Говоря о праздниках Рождества, следует отметить, что они представляют собой совершенно особую историю. И тянется эта история с незапамятных времён аж до наших дней. Не рассказать о ней просто невозможно, хотя моего детства они касаются лишь одним концом. Праздновали мы их в разной обстановке, начиная от благостного спокойствия и кончая просто грандиозными катастрофами. Последние явно преобладали. Создаётся впечатление, что всякого рода катаклизмы специально подгадывали к этому празднику.

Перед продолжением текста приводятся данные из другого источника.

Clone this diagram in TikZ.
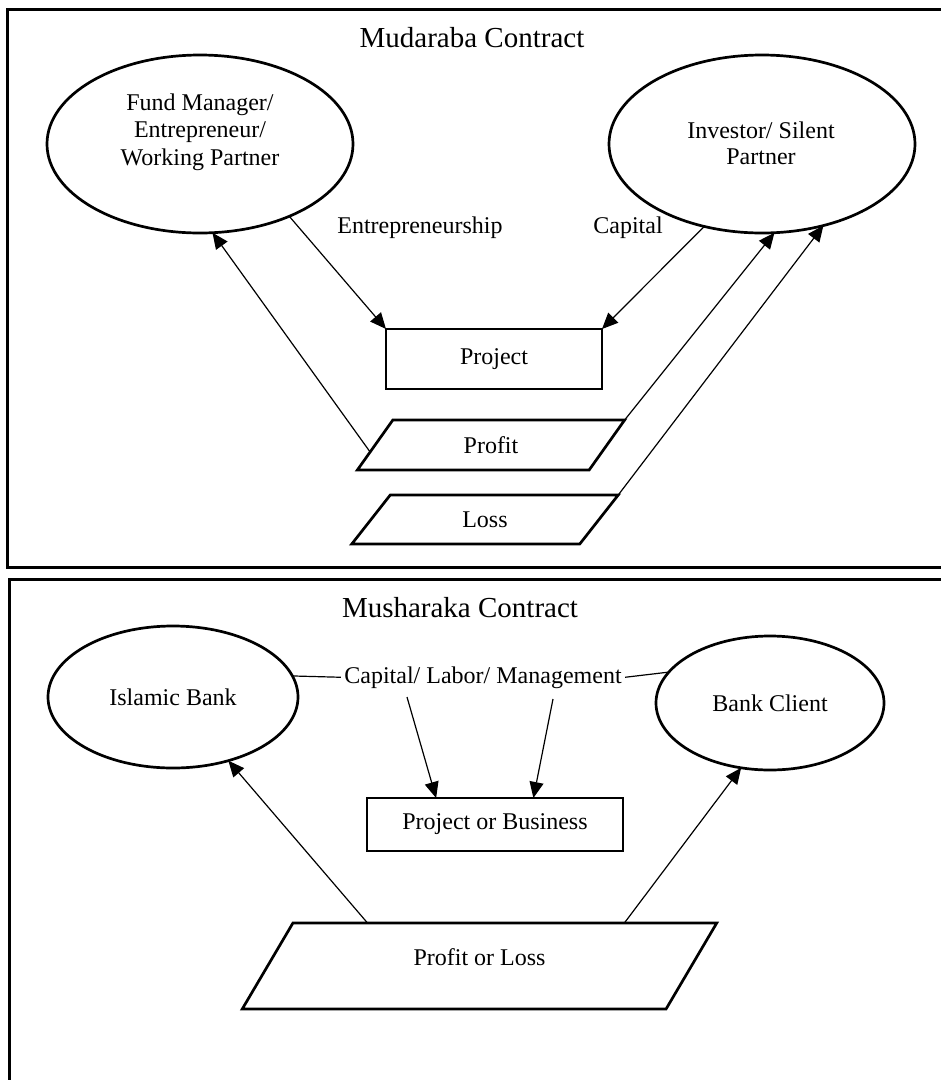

Встречать Рождество следовало обязательно с соблюдением некоторых железных правил, освящённых традицией. Обязательно была ёлка, убранная богато, но не съедобно, разве что висели на ней яблочки и конфетки в серебряных и золотых бумажках. И тут мне вспоминается казус с одной из наших домработниц. Она тайком слопала конфеты, оставив висеть только фантики, а когда это обнаружилось, попыталась свалить вину на меня. Разумеется, ей никто не поверил. У меня решительно не было никаких резонных причин пожирать конфеты тайком, я могла совершенно открыто съесть все съедобное с ёлки. В ответ на гнусные инсинуации я лишь презрительно пожала плечами, не унижаясь до оправданий, и инцидент был исчерпан.
14
Порядок ( нем.).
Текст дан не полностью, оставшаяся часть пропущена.